Spring Gardening Tips: Top tips for planting climbers

Climbers have many uses in the garden. They are a cheap and easy way to cover up and add a beautiful focal point to a bare wall, fence or shed. If you have a smaller garden, you can also plant climbers to create an area of privacy without taking up too much space. You can use any wire or trellis as the support and sometimes you can even recycle things around the house for this purpose such as an old bed-head!

The key to growing climbers is to remember that most climbers will not thrive in very dry soil so don’t set them too close to a wall or fence. Planting climbers too close to a wall or fence is a common mistake and causes the roots to be in ‘rainshadow’ – stuck in the area of ground that is sheltered from the rain by the wall or fence.

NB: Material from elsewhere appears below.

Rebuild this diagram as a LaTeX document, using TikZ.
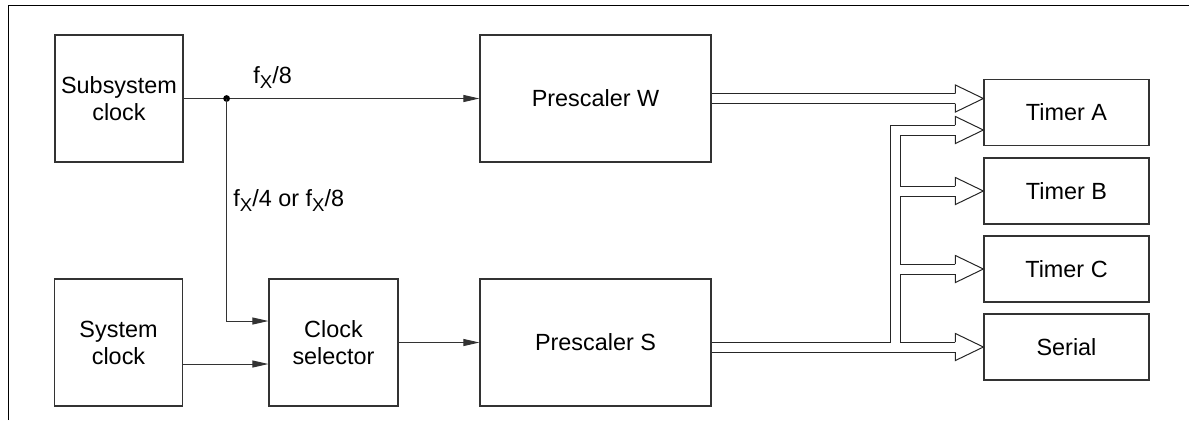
\documentclass[tikz,border=0pt]{standalone}
\usepackage{fontspec}
\setmainfont{Liberation Sans}
\usetikzlibrary{arrows.meta,calc}
\newcommand{\fX}{f\raisebox{-2.5pt}{\fontsize{9.3pt}{11pt}\selectfont X}}
\begin{document}
\begin{tikzpicture}[x=0.5pt,y=-0.5pt,
	blk/.style={draw=black!80,line width=0.6pt,align=center,inner sep=0pt,font=\fontsize{11.7pt}{13.5pt}\selectfont},
	clkbox/.style={blk,minimum width=64pt,minimum height=63.5pt},
	prebox/.style={blk,minimum width=115.5pt,minimum height=63.5pt},
	tmrbox/.style={blk,minimum width=82.5pt,minimum height=33pt},
	sig/.style={draw=black!80,line width=0.5pt,-{Triangle[length=8pt,width=3.5pt]}},
	bus/.style={draw=black!85,line width=0.5pt,double=white,double distance=4.5pt,line join=miter},
	head/.style={draw=black!85,line width=0.5pt,line join=miter},
	lbl/.style={anchor=base west,inner sep=0pt,font=\fontsize{11.7pt}{13.5pt}\selectfont}]
	\useasboundingbox (0,0) rectangle (1189,420);
	\draw[line width=0.5pt] (8,420) -- (8,5) -- (1189,5);
	% clocks and prescalers
	\node[clkbox] (subclk) at (119,98.5) {Subsystem\\clock};
	\node[clkbox] (sysclk) at (118.5,342.5) {System\\clock};
	\node[clkbox,minimum width=64.5pt] (clksel) at (333.5,342.5) {Clock\\selector};
	\node[prebox] (prew) at (595.5,98.5) {Prescaler W};
	\node[prebox] (pres) at (595.5,342.5) {Prescaler S};
	% timers
	\node[tmrbox] (tmra) at (1066.5,112.5) {Timer A};
	\node[tmrbox] (tmrb) at (1066.5,191) {Timer B};
	\node[tmrbox] (tmrc) at (1066.5,269) {Timer C};
	\node[tmrbox] (ser) at (1066.5,347) {Serial};
	% thin signal lines
	\coordinate (dot) at ($(subclk.east)+(43,0)$);
	\draw[sig] (subclk.east) -- (prew.west);
	\fill[black] (dot) circle[radius=1.7pt];
	\draw[sig] (dot) |- ($(clksel.west)+(0,-21.5)$);
	\draw[sig] ($(sysclk.east)+(0,21.5)$) -- ($(clksel.west)+(0,21.5)$);
	\draw[sig] (clksel.east) -- (pres.west);
	\node[lbl] (fw) at (253,83) {\fX/8};
	\node[lbl] (fs) at (233,206) {\fX/4 or \fX/8};
	% hollow bus arrows
	\coordinate (tA1) at (prew.east -| tmra.west);
	\coordinate (tA2) at ($(tmra.west)+(0,17.5)$);
	\coordinate (tB) at (tmrb.west);
	\coordinate (tC) at (tmrc.west);
	\coordinate (tS) at (ser.west);
	\draw[bus] ([xshift=0.3pt]prew.east) -- ($(tA1)+(-28,0)$)
		([xshift=0.3pt]pres.east |- tS) -- ($(tS)+(-28,0)$)
		(895.5,347) -- (895.5,130) -- ($(tA2)+(-28,0)$)
		(895.5,191) -- ($(tB)+(-28,0)$)
		(895.5,269) -- ($(tC)+(-28,0)$);
	\foreach \t in {tA1,tA2,tB,tC,tS}
		\draw[head] ($(\t)+(-28,-5)$) -- ++(0,-8.5) -- ++(28,13.5) -- ++(-28,13.5) -- ++(0,-8.5);
\end{tikzpicture}
\end{document}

Also make sure your planting hole is 30-45cm away from the support you are using. The base of the support should be 5cm away from the wall or fence and 30cm above the soil.

How to plant climbers step-by-step

  • Dig a large planting hole. Use a garden fork to loosen the soil at the base, then add a little compost.

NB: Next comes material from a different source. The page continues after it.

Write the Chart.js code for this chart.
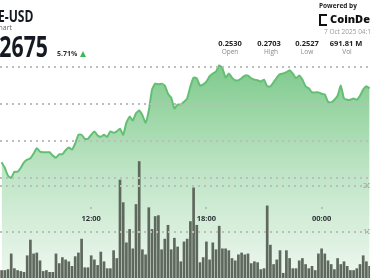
<!DOCTYPE html>
<html>
<head>
<meta charset="utf-8">
<script src="https://cdn.jsdelivr.net/npm/chart.js@4/dist/chart.umd.min.js"></script>
<style>
  html, body { margin: 0; padding: 0; background: #fff; }
  #wrap { position: relative; width: 370px; height: 280px; overflow: hidden; font-family: "Open Sans", sans-serif; }
  #chart { position: absolute; left: 0; top: 0; }
  .t { position: absolute; white-space: nowrap; line-height: 1; }
  .stat { position: absolute; width: 50px; text-align: center; line-height: 1; white-space: nowrap; }
</style>
</head>
<body>
<div id="wrap">
  <canvas id="chart" width="370" height="280"></canvas>

  <!-- left header, cropped at the left edge like the reference -->
  <div class="t" style="right:337px; top:9px; font-size:15.5px; font-weight:700; color:#151a22; transform:scaleX(0.78); transform-origin:right;">DOGE-USD</div>
  <div class="t" style="right:358px; top:24px; font-size:7px; color:#666;">Price Chart</div>
  <div class="t" style="right:322px; top:32px; font-size:28px; font-weight:700; color:#151a22; transform:scaleX(0.76); transform-origin:right;">0.2675</div>
  <div class="t" style="left:57px; top:50px; font-size:7px; font-weight:700; color:#333;">5.71%</div>
  <div style="position:absolute; left:80px; top:51px; width:0; height:0; border-left:3.5px solid transparent; border-right:3.5px solid transparent; border-bottom:6px solid #3cb95a;"></div>

  <!-- right header -->
  <div class="t" style="left:319px; top:3px; font-size:6.5px; font-weight:700; color:#222;">Powered by</div>
  <div style="position:absolute; left:319px; top:14px; width:6px; height:8px; border:2px solid #111; border-right:none;"></div>
  <div class="t" style="left:330px; top:13px; font-size:11px; font-weight:800; color:#111;">CoinDesk</div>
  <div class="t" style="left:324px; top:29px; font-size:6.5px; color:#999;">7 Oct 2025 04:15 UTC</div>

  <div class="stat" style="left:205px; top:40px; font-size:7.5px; font-weight:700; color:#222;">0.2530</div>
  <div class="stat" style="left:244px; top:40px; font-size:7.5px; font-weight:700; color:#222;">0.2703</div>
  <div class="stat" style="left:282px; top:40px; font-size:7.5px; font-weight:700; color:#222;">0.2527</div>
  <div class="stat" style="left:321px; top:40px; font-size:7.5px; font-weight:700; color:#222;">691.81 M</div>
  <div class="stat" style="left:205px; top:49px; font-size:6.5px; color:#888;">Open</div>
  <div class="stat" style="left:246px; top:49px; font-size:6.5px; color:#888;">High</div>
  <div class="stat" style="left:282px; top:49px; font-size:6.5px; color:#888;">Low</div>
  <div class="stat" style="left:322px; top:49px; font-size:6.5px; color:#888;">Vol</div>
</div>

<script>
// 10-minute bars, first one in view at 07:20
const firstBarHour = 7 + 20 / 60;
const barStepHours = 10 / 60;

// close price per bar (USD)
const price = [
  0.2549, 0.2541, 0.2529, 0.2526, 0.2535, 0.2535, 0.2541, 0.2549, 0.2553, 0.2555,
  0.2562, 0.2570, 0.2565, 0.2564, 0.2564, 0.2564, 0.2559, 0.2556, 0.2561, 0.2561,
  0.2567, 0.2571, 0.2568, 0.2577, 0.2590, 0.2590, 0.2584, 0.2584, 0.2590, 0.2595,
  0.2589, 0.2587, 0.2590, 0.2587, 0.2595, 0.2593, 0.2595, 0.2599, 0.2590, 0.2608,
  0.2617, 0.2611, 0.2622, 0.2626, 0.2619, 0.2608, 0.2626, 0.2657, 0.2666, 0.2665,
  0.2666, 0.2663, 0.2651, 0.2645, 0.2629, 0.2635, 0.2635, 0.2639, 0.2644, 0.2662,
  0.2675, 0.2674, 0.2663, 0.2665, 0.2669, 0.2677, 0.2681, 0.2684, 0.2693, 0.2689,
  0.2675, 0.2681, 0.2675, 0.2671, 0.2671, 0.2674, 0.2678, 0.2678, 0.2674, 0.2672,
  0.2671, 0.2669, 0.2672, 0.2662, 0.2662, 0.2668, 0.2675, 0.2680, 0.2681, 0.2683,
  0.2686, 0.2681, 0.2674, 0.2678, 0.2672, 0.2662, 0.2659, 0.2653, 0.2653, 0.2653,
  0.2651, 0.2650, 0.2639, 0.2638, 0.2642, 0.2648, 0.2663, 0.2644, 0.2642, 0.2642,
  0.2644, 0.2642, 0.2648, 0.2657, 0.2662, 0.2659
];

// volume per bar, millions
const volume = [
  1.7, 1.7, 1.9, 5.3, 2.1, 1.7, 1.5, 1.3, 4.9, 8.3,
  5.3, 5.5, 3.8, 1.5, 1.7, 1.3, 1.3, 5.3, 3.2, 4.5,
  4.0, 3.6, 2.6, 4.7, 5.5, 8.5, 2.3, 2.3, 4.9, 4.0,
  2.8, 5.7, 3.6, 2.1, 2.1, 6.0, 4.3, 21.3, 16.4, 7.7,
  10.6, 6.4, 16.0, 25.3, 6.2, 5.1, 15.3, 10.6, 13.4, 13.6,
  6.2, 8.5, 11.5, 6.2, 8.7, 6.8, 3.6, 7.9, 8.5, 12.3,
  19.6, 11.5, 3.4, 4.5, 7.9, 4.0, 7.7, 6.2, 11.3, 6.4,
  6.4, 6.0, 4.3, 3.8, 5.1, 5.5, 5.1, 5.3, 3.2, 3.6,
  3.4, 1.9, 2.1, 15.7, 7.2, 3.0, 4.0, 6.0, 1.1, 6.0,
  4.3, 2.1, 2.1, 3.8, 4.3, 3.0, 2.1, 2.6, 1.7, 5.3,
  6.4, 5.3, 3.8, 3.0, 1.9, 4.3, 3.0, 3.6, 2.6, 1.7,
  1.7, 2.1, 3.0, 4.9, 3.6, 2.6
];

const timeLabels = ['12:00', '18:00', '00:00'];
const timeHours  = [12, 18, 24];

const priceGrid = [0.2525, 0.2580, 0.2635, 0.2690];
const volGrid   = [10, 20];
const volLabels = ['10M', '20M'];

const hours = price.map((_, i) => firstBarHour + i * barStepHours);

// time labels sit inside the plot, volume labels hug the right edge
const innerLabels = {
  id: 'innerLabels',
  afterDraw(chart) {
    const { ctx, scales } = chart;
    ctx.save();
    ctx.textBaseline = 'middle';
    ctx.textAlign = 'center';
    timeLabels.forEach((t, i) => {
      const x = scales.x.getPixelForValue(timeHours[i]);
      ctx.fillStyle = '#999';
      ctx.fillRect(Math.round(x) - 0.5, 207, 1, 2);
      ctx.fillStyle = '#2e3338';
      ctx.font = 'bold 7.5px "Open Sans"';
      ctx.fillText(t, x, 219);
    });
    ctx.textAlign = 'left';
    ctx.fillStyle = '#9c9c9c';
    ctx.font = '7.5px "Open Sans"';
    volGrid.forEach((v, i) => {
      ctx.fillText(volLabels[i], 363, scales.yv.getPixelForValue(v));
    });
    ctx.restore();
  }
};

Chart.defaults.font.family = '"Open Sans", sans-serif';

// dotted grid drawn above the area fill
const gridDots = { color: '#bdbdbd', lineWidth: 2, drawTicks: false, z: 1 };

const ctx = document.getElementById('chart').getContext('2d');
new Chart(ctx, {
  type: 'bar',
  data: {
    datasets: [
      {
        type: 'line',
        data: price.map((p, i) => ({ x: hours[i], y: p })),
        yAxisID: 'yp',
        borderColor: '#64bf74',
        borderWidth: 2,
        pointRadius: 0,
        tension: 0.15,
        fill: 'start',
        backgroundColor: (c) => {
          const area = c.chart.chartArea;
          if (!area) return 'rgba(125,200,140,0.6)';
          const g = c.chart.ctx.createLinearGradient(0, area.top, 0, area.bottom);
          g.addColorStop(0, '#7bc889');
          g.addColorStop(0.5, '#bde4c4');
          g.addColorStop(1, '#eff8f0');
          return g;
        },
        order: 2
      },
      {
        data: volume.map((v, i) => ({ x: hours[i], y: v })),
        yAxisID: 'yv',
        backgroundColor: '#5f685c',
        barPercentage: 0.84,
        categoryPercentage: 1,
        order: 1
      }
    ]
  },
  options: {
    responsive: false,
    animation: false,
    layout: { padding: { top: 58, left: 0, right: 0, bottom: 0 } },
    plugins: { legend: { display: false }, tooltip: { enabled: false } },
    scales: {
      x: {
        type: 'linear',
        min: 7.25,
        max: 7.25 + 370 / 19.2,
        offset: false,
        display: false
      },
      yp: {
        position: 'left',
        min: 0.23741,
        max: 0.27041,
        afterBuildTicks: (s) => { s.ticks = priceGrid.map(v => ({ value: v })); },
        ticks: { display: false },
        grid: gridDots,
        border: { display: false, dash: [2, 4] }
      },
      yv: {
        position: 'right',
        min: -0.43,
        max: 47.66,
        afterBuildTicks: (s) => { s.ticks = volGrid.map(v => ({ value: v })); },
        ticks: { display: false },
        grid: gridDots,
        border: { display: false, dash: [2, 4] }
      }
    }
  },
  plugins: [innerLabels]
});
</script>
</body>
</html>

  • Attach the support you’re using to the wall or fence. The support should be as wide and tall as the area you want your climber to cover. Now insert the climber, taking care to lean it towards the support. You will need to test the planting depth by laying a cane across the hole. Clematis should be planted 6cm beneath the surface but the top of most other climbers should be at the same level as the top of the soil.

  • Spread the root system away from the wall and backfill the hole with soil, organic matter and fertiliser. Firm well with your foot.

  • Choose 4 or 5 strong shoots. Insert a cane for each and attach them to the lowest wire of your support framework. Tie in the shoots.
  • Prune away any weak, damaged or dead stems using sharp, small pruning shears. To encourage strong growth of the tied stems, also remove any excess stems.
  • Water the plant thoroughly. Soak the soil surrounding the plant well. Taking care to avoid the stems, apply a 5-8cm layer of mulch.

When you’ve finished planting, don’t forget the all-important after-care:

  • Be aware of your climbing plant’s growth habit so you know how to best manage it.

  • Continue to prune and ‘train’ your climbers while they are young. This will increase bushiness.

  • Water and mulch well for the first few months after planting so that the climber is free of weeds and doesn’t dry out in sunny weather.